▶ [Goal]: Leave out the pictures and print only the lines from the one with "What React, TypeScript" through the one with "Chart.register(...registerables);", exactly as they are.

====

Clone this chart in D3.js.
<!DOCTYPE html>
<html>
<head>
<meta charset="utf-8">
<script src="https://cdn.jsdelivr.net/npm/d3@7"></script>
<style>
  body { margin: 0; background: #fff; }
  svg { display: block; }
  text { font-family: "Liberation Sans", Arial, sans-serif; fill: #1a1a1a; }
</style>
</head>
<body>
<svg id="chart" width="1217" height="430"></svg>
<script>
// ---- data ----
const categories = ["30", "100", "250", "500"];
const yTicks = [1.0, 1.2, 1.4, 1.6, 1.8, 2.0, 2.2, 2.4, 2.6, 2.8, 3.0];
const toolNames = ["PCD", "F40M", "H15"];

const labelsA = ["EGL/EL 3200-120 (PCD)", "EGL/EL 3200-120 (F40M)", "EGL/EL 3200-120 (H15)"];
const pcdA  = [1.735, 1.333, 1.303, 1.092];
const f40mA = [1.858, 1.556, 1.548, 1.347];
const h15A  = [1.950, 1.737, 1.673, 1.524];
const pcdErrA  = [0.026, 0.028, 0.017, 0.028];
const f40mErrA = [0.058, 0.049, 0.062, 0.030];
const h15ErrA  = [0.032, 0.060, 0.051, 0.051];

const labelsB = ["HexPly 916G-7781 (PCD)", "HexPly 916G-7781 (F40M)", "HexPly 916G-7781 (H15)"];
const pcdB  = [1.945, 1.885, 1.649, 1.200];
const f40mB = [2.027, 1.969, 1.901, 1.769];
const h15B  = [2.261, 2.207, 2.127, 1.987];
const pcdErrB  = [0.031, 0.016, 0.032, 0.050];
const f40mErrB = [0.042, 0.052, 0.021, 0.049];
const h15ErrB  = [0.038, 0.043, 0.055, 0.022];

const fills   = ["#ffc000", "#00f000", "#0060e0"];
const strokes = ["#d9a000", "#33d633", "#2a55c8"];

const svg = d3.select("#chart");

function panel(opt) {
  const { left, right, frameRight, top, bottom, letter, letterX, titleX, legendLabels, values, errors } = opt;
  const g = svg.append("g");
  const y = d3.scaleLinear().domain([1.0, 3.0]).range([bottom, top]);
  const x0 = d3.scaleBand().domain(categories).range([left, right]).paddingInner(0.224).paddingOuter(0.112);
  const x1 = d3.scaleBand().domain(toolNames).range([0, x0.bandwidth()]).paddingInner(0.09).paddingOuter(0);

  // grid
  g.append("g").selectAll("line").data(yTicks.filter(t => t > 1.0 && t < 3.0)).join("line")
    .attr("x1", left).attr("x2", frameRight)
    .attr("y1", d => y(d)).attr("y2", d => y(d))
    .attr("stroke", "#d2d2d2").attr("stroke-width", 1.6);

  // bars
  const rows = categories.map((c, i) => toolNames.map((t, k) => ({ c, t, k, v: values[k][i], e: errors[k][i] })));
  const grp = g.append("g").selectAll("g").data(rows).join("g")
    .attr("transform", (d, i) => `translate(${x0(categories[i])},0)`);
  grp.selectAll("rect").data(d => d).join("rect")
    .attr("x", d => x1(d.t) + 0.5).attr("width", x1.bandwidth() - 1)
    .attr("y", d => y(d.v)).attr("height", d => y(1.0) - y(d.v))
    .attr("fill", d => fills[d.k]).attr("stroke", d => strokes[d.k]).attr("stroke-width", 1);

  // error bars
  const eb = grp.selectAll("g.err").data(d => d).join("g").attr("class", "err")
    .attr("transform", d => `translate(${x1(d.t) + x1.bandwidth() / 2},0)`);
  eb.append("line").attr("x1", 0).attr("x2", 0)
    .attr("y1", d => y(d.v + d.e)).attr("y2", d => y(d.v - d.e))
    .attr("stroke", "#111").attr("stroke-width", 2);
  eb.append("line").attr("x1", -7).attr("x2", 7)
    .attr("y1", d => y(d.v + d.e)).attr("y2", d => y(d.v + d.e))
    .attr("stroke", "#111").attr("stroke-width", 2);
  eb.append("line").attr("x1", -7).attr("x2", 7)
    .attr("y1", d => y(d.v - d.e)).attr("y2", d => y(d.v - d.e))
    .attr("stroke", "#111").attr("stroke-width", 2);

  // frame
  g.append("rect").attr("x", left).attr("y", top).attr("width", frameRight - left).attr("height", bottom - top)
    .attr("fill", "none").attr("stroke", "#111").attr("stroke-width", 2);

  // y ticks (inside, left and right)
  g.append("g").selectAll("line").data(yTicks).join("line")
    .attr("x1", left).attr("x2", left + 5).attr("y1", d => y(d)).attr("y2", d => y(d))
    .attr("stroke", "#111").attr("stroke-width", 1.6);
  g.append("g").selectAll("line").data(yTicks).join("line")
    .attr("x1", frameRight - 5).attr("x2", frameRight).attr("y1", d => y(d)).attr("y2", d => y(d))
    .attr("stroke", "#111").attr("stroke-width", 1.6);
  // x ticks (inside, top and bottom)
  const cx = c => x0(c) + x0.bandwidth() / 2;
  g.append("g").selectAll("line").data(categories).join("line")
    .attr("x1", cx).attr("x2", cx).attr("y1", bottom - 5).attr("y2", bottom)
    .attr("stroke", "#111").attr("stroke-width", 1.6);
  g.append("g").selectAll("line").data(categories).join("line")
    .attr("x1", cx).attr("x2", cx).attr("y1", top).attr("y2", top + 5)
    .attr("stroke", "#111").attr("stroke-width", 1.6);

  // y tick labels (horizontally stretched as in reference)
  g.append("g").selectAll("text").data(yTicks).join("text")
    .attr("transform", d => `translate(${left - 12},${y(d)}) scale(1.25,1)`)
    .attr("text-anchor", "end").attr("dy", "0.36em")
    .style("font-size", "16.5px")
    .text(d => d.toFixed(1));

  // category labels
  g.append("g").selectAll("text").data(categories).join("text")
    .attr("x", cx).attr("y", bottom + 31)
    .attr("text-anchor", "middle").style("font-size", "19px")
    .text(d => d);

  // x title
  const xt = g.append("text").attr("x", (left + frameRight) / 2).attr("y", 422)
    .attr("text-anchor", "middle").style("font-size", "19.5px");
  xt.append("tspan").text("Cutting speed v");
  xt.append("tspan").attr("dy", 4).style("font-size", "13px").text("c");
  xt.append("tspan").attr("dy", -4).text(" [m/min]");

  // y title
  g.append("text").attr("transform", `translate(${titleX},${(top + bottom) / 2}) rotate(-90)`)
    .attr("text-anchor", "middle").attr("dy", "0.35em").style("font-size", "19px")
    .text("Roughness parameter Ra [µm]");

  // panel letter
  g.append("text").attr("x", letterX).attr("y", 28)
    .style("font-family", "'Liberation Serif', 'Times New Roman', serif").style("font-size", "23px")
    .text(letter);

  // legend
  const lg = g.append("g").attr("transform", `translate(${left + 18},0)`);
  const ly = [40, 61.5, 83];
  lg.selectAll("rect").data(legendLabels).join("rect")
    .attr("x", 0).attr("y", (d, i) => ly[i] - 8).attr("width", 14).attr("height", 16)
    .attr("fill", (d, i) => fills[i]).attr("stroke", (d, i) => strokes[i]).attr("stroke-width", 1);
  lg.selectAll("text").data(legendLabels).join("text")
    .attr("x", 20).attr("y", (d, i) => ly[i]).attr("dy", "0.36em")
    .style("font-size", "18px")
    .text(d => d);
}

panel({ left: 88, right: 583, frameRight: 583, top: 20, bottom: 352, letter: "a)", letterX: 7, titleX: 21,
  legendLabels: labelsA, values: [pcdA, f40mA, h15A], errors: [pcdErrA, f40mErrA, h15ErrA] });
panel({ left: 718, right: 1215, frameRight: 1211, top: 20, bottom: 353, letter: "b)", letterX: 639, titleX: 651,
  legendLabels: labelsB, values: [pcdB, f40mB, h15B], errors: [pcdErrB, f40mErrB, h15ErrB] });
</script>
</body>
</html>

====

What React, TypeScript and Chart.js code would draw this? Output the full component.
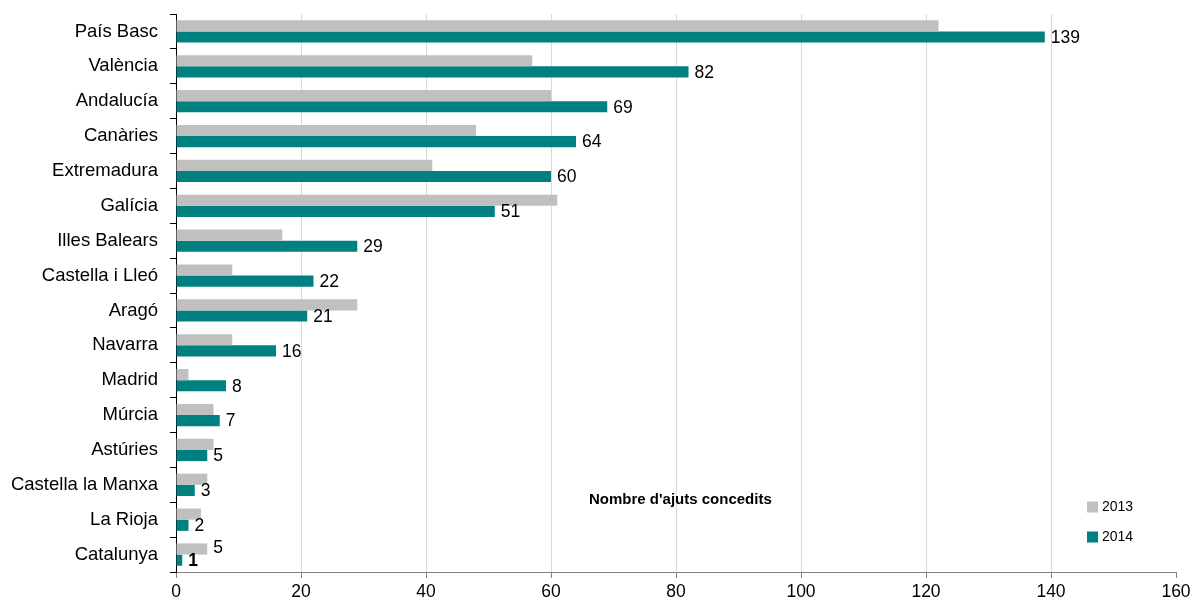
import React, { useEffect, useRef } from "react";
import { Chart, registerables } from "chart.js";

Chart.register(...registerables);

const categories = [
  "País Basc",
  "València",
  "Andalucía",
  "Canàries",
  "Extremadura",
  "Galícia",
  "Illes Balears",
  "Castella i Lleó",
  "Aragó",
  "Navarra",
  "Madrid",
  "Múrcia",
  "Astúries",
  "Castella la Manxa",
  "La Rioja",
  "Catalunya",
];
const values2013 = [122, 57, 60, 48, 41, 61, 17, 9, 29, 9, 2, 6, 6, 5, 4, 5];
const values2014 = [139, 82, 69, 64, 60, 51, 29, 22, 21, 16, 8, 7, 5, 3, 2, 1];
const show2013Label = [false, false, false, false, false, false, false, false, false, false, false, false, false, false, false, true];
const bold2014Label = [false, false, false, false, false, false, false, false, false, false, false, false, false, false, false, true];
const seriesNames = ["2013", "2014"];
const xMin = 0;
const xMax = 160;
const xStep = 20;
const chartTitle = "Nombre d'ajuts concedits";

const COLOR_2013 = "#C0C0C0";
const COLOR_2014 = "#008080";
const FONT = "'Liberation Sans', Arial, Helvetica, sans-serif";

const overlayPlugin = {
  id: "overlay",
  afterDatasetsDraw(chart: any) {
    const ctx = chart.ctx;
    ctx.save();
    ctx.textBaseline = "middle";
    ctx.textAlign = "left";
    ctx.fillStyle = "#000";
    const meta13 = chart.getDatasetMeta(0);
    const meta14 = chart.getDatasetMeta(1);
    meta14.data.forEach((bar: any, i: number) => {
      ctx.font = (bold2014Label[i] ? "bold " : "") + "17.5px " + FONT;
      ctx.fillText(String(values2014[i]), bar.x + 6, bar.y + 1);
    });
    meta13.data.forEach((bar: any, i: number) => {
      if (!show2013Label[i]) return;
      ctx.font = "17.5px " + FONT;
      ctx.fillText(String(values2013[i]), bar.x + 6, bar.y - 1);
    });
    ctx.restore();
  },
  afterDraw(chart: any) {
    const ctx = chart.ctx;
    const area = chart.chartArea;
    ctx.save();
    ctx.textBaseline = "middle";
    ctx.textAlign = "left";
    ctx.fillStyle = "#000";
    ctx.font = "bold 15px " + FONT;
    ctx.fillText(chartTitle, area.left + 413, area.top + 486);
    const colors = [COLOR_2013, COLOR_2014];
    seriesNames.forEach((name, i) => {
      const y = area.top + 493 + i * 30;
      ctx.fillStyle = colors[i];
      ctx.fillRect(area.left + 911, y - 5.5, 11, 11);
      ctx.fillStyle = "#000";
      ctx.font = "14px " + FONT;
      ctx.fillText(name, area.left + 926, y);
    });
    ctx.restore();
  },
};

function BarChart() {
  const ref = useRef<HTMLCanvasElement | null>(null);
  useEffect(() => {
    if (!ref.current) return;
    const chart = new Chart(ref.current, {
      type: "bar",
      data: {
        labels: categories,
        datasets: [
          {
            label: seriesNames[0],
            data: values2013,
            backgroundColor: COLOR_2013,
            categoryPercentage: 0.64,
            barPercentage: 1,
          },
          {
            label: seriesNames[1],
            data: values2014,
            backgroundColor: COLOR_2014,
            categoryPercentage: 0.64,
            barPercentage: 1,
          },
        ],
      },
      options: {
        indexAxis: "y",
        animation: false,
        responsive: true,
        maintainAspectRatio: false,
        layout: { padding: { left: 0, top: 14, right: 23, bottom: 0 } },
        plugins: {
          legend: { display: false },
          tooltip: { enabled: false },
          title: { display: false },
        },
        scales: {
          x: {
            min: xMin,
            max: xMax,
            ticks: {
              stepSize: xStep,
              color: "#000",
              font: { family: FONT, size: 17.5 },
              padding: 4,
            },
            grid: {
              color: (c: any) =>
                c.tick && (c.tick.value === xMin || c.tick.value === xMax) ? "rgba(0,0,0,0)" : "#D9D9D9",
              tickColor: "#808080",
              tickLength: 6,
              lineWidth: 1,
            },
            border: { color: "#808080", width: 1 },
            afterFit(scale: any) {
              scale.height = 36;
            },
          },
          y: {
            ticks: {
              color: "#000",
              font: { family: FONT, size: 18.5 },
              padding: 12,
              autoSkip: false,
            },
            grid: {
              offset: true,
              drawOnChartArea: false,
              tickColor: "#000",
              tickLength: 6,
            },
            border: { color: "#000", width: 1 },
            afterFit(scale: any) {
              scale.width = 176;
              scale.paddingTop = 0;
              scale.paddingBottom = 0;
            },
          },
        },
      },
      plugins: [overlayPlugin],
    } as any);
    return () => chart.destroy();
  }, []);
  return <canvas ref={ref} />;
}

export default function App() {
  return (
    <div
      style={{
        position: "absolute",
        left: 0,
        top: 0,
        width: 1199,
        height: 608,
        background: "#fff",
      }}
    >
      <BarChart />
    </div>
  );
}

====

▶ [Result]:
What React, TypeScript and Chart.js code would draw this? Output the full component.
import React, { useEffect, useRef } from "react";
import { Chart, registerables } from "chart.js";

Chart.register(...registerables);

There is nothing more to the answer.